A key component to retailers looking at sites for new stores, McMahan said, is population. While Census numbers are readily available online, McMahan said the EDA can offer additional information.
"The Campbellsville University students don't show up in our county's population estimates. Neither do the folks who live outside the county but shop and eat here. These things might help persuade new retail investment."
But marketing Taylor County to retail, service and manufacturing businesses isn't an inexpensive task.
The EDA will seek additional funding from the City and County governments for the 2008-2009 fiscal year.
The City and County each contribute $100,000 annually to EDA, far less than other communities, McMahan said.
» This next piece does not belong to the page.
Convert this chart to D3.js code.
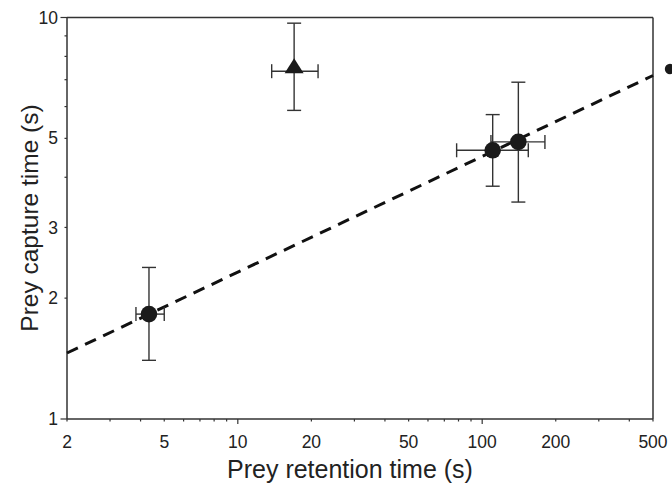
<!DOCTYPE html>
<html>
<head>
<meta charset="utf-8">
<script src="https://cdn.jsdelivr.net/npm/d3@7"></script>
<style>
  html, body { margin: 0; padding: 0; background: #fff; }
  svg { display: block; }
  text { font-family: "Liberation Sans", Arial, sans-serif; fill: #222; }
</style>
</head>
<body>
<svg id="chart" width="672" height="487"></svg>
<script>
// ---- data ----
const seriesNames = ["circle", "circle", "circle", "triangle"];
const retention = [4.33, 110.4, 140.6, 17.0];
const retentionLow = [3.83, 78.6, 108.6, 13.76];
const retentionHigh = [5.0, 154.4, 180.6, 21.3];
const capture = [1.825, 4.67, 4.90, 7.35];
const captureLow = [1.40, 3.80, 3.47, 5.87];
const captureHigh = [2.385, 5.73, 6.90, 9.68];
const fitX = [2, 500];
const fitY = [1.46, 7.17];
const xTickLabels = [2, 5, 10, 20, 50, 100, 200, 500];
const yTickLabels = [1, 2, 3, 5, 10];
const xTitle = "Prey retention time (s)";
const yTitle = "Prey capture time (s)";

// ---- layout ----
const svg = d3.select("#chart");
const L = 67, R = 653, T = 17.5, B = 419;
const x = d3.scaleLog().domain([2, 500]).range([L, R]);
const y = d3.scaleLog().domain([1, 10]).range([B, T]);
const axisColor = "#333";

// minor tick values
const xMinor = [];
[1, 10, 100].forEach(d => { for (let k = 2; k <= 9; k++) { const v = d * k; if (v >= 2 && v <= 500) xMinor.push(v); } });
const xMajor = [10, 100];
const yMinor = [2, 3, 4, 5, 6, 7, 8, 9];
const yMajor = [1, 10];

// frame top and right
svg.append("line").attr("x1", L).attr("x2", R).attr("y1", T).attr("y2", T)
  .attr("stroke", axisColor).attr("stroke-width", 1.5);
svg.append("line").attr("x1", R).attr("x2", R).attr("y1", T).attr("y2", B)
  .attr("stroke", axisColor).attr("stroke-width", 1.5);

// x axis
const gx = svg.append("g").attr("transform", `translate(0,${B})`);
gx.append("line").attr("x1", L).attr("x2", R).attr("stroke", axisColor).attr("stroke-width", 1.5);
gx.selectAll(".xmin").data(xMinor).join("line")
  .attr("x1", d => x(d)).attr("x2", d => x(d)).attr("y1", 0).attr("y2", 2.5)
  .attr("stroke", axisColor).attr("stroke-width", 1.2);
gx.selectAll(".xmaj").data(xMajor).join("line")
  .attr("x1", d => x(d)).attr("x2", d => x(d)).attr("y1", 0).attr("y2", 5)
  .attr("stroke", axisColor).attr("stroke-width", 1.2);
gx.selectAll(".xlab").data(xTickLabels).join("text")
  .attr("x", d => x(d)).attr("y", 29).attr("text-anchor", "middle")
  .attr("font-size", 17.5).text(d => d);

// y axis
const gy = svg.append("g").attr("transform", `translate(${L},0)`);
gy.append("line").attr("y1", T).attr("y2", B).attr("stroke", axisColor).attr("stroke-width", 1.5);
gy.selectAll(".ymin").data(yMinor).join("line")
  .attr("y1", d => y(d)).attr("y2", d => y(d)).attr("x1", 0).attr("x2", -2.5)
  .attr("stroke", axisColor).attr("stroke-width", 1.2);
gy.selectAll(".ymaj").data(yMajor).join("line")
  .attr("y1", d => y(d)).attr("y2", d => y(d)).attr("x1", 0).attr("x2", -6.5)
  .attr("stroke", axisColor).attr("stroke-width", 1.2);
gy.selectAll(".ylab").data(yTickLabels).join("text")
  .attr("x", -9).attr("y", d => y(d)).attr("dy", "0.35em").attr("text-anchor", "end")
  .attr("font-size", 17.5).text(d => d);

// titles
svg.append("text").attr("x", 350).attr("y", 478).attr("text-anchor", "middle")
  .attr("font-size", 25).text(xTitle);
svg.append("text").attr("transform", `translate(38,218) rotate(-90)`)
  .attr("text-anchor", "middle").attr("font-size", 24.5).text(yTitle);

// regression line
svg.append("line")
  .attr("x1", x(fitX[0])).attr("y1", y(fitY[0]))
  .attr("x2", x(fitX[1])).attr("y2", y(fitY[1]))
  .attr("stroke", "#111").attr("stroke-width", 3).attr("stroke-dasharray", "12,8");

// error bars & markers
const pts = retention.map((v, i) => ({
  shape: seriesNames[i], x: v, xl: retentionLow[i], xh: retentionHigh[i],
  y: capture[i], yl: captureLow[i], yh: captureHigh[i]
}));
const cap = 7;
const eg = svg.append("g").attr("stroke", "#333").attr("stroke-width", 1.4);
pts.forEach(p => {
  eg.append("line").attr("x1", x(p.x)).attr("x2", x(p.x)).attr("y1", y(p.yl)).attr("y2", y(p.yh));
  eg.append("line").attr("x1", x(p.x) - cap).attr("x2", x(p.x) + cap).attr("y1", y(p.yl)).attr("y2", y(p.yl));
  eg.append("line").attr("x1", x(p.x) - cap).attr("x2", x(p.x) + cap).attr("y1", y(p.yh)).attr("y2", y(p.yh));
  eg.append("line").attr("x1", x(p.xl)).attr("x2", x(p.xh)).attr("y1", y(p.y)).attr("y2", y(p.y));
  eg.append("line").attr("x1", x(p.xl)).attr("x2", x(p.xl)).attr("y1", y(p.y) - cap).attr("y2", y(p.y) + cap);
  eg.append("line").attr("x1", x(p.xh)).attr("x2", x(p.xh)).attr("y1", y(p.y) - cap).attr("y2", y(p.y) + cap);
});
const mg = svg.append("g");
pts.forEach(p => {
  if (p.shape === "circle") {
    mg.append("circle").attr("cx", x(p.x)).attr("cy", y(p.y)).attr("r", 8.3).attr("fill", "#1a1a1a");
  } else {
    const cx = x(p.x), cy = y(p.y);
    mg.append("path")
      .attr("d", `M${cx},${cy - 13} L${cx + 9.5},${cy + 2} L${cx - 9.5},${cy + 2} Z`)
      .attr("fill", "#1a1a1a");
  }
});

// legend symbol cut off at right edge
svg.append("circle").attr("cx", 670).attr("cy", 69).attr("r", 5.2).attr("fill", "#1a1a1a");
</script>
</body>
</html>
"I have talked with other economic developers in the area and their local governments are helping pay for their new industrial parks," McMahan told the News-Journal in January. "One nearby community is presently contributing over $300,000 per year to their authority and may increase that to $400,000 in 2008-2009."
Though he didn't say how much of an increase the EDA would seek, Board Chairman Mark Johnson told a Campbellsville/Taylor County Chamber of Commerce crowd in February that the EDA would ask for a "marginal increase in funding."
McMahan said additional funding would be used for debt service on the Heartland Commerce and Technology Park and general operating expenses.
"At this time, we just want to catch up with the amount of funding our neighboring communities have," McMahan said. "We've fallen behind. To be competitive, we need to be able to operate as well as those counties we compete with for new industrial, service or retail investment."